The following is from the Dec. 23, 2016, edition of The Lakewood/East Dallas Advocate. Annie Wright, director of Evaluation for SMU's Center on Research and Evaluation, provided expertise for this story.
January 24, 2017
Just like math, history and science, social-emotional learning (SEL) is becoming a part of Dallas ISD students’ daily lessons.
“We’re trying to teach both, and what we’ve learned is that they reinforce each other,” says DISD board president Dan Micciche.
SEL has become one of the district’s top priorities. Early this year, the school board approved a policy that makes the program a mandatory component of districtwide curriculum by the 2025-2026 school year. A handful of schools, including East Dallas’ Dan D. Rogers Elementary, already have made it a part of their day-to-day activities.

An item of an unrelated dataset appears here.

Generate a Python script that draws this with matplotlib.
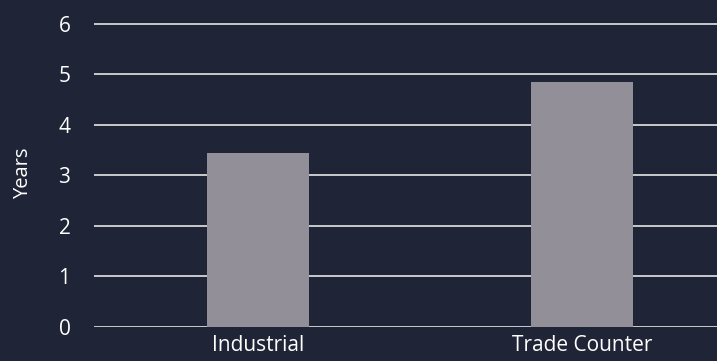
import matplotlib
matplotlib.use("Agg")
import matplotlib.pyplot as plt

categories = ["Industrial", "Trade Counter"]
years = [3.44, 4.85]
yticks = [0, 1, 2, 3, 4, 5, 6]

bg = "#1f2536"
plt.rcParams['font.family'] = ['Open Sans', 'DejaVu Sans']

fig = plt.figure(figsize=(7.17, 3.61), dpi=100, facecolor=bg)
ax = fig.add_axes([94 / 717, 1 - 326.7 / 361, 1 - 94 / 717, (326.7 - 19.0) / 361])
ax.set_facecolor(bg)

x = range(len(categories))
ax.bar(x, years, width=0.315, color="#938f99", zorder=3)

ax.set_xlim(-0.506, 1.417)
ax.set_ylim(0, 6.1)
ax.set_yticks(yticks)
ax.set_xticks(list(x))
ax.set_xticklabels(categories)
ax.grid(axis="y", color="#e6e6e6", linewidth=1.2, zorder=1)
ax.grid(axis="x", visible=False)
for s in ax.spines.values():
    s.set_visible(False)
ax.tick_params(axis="both", length=0, colors="white", labelsize=15)
ax.tick_params(axis="y", pad=17)
ax.tick_params(axis="x", pad=6)
ax.set_ylabel("Years", color="white", fontsize=14.5, labelpad=18)

fig.savefig("out.png", dpi=100, facecolor=bg)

And now, DISD has announced a Wallace Foundation grant for up to $400,000 that allows the district to develop an SEL implementation plan.
But SEL is an unfamiliar concept for many of us outside of the education system, and even those who advocate for it note how best to teach and evaluate SEL is up for debate.
What is SEL?
SEL is related to the idea of educating the “whole child,” says Annie Wright, the director of Evaluation for SMU’s Center on Research and Evaluation.
“We all know that there is a lot more to academic achievement than just reading, writing and arithmetic,” she says. Social-emotional learning is “all the underlying mental and emotional health that really rounds out well-being of any student.”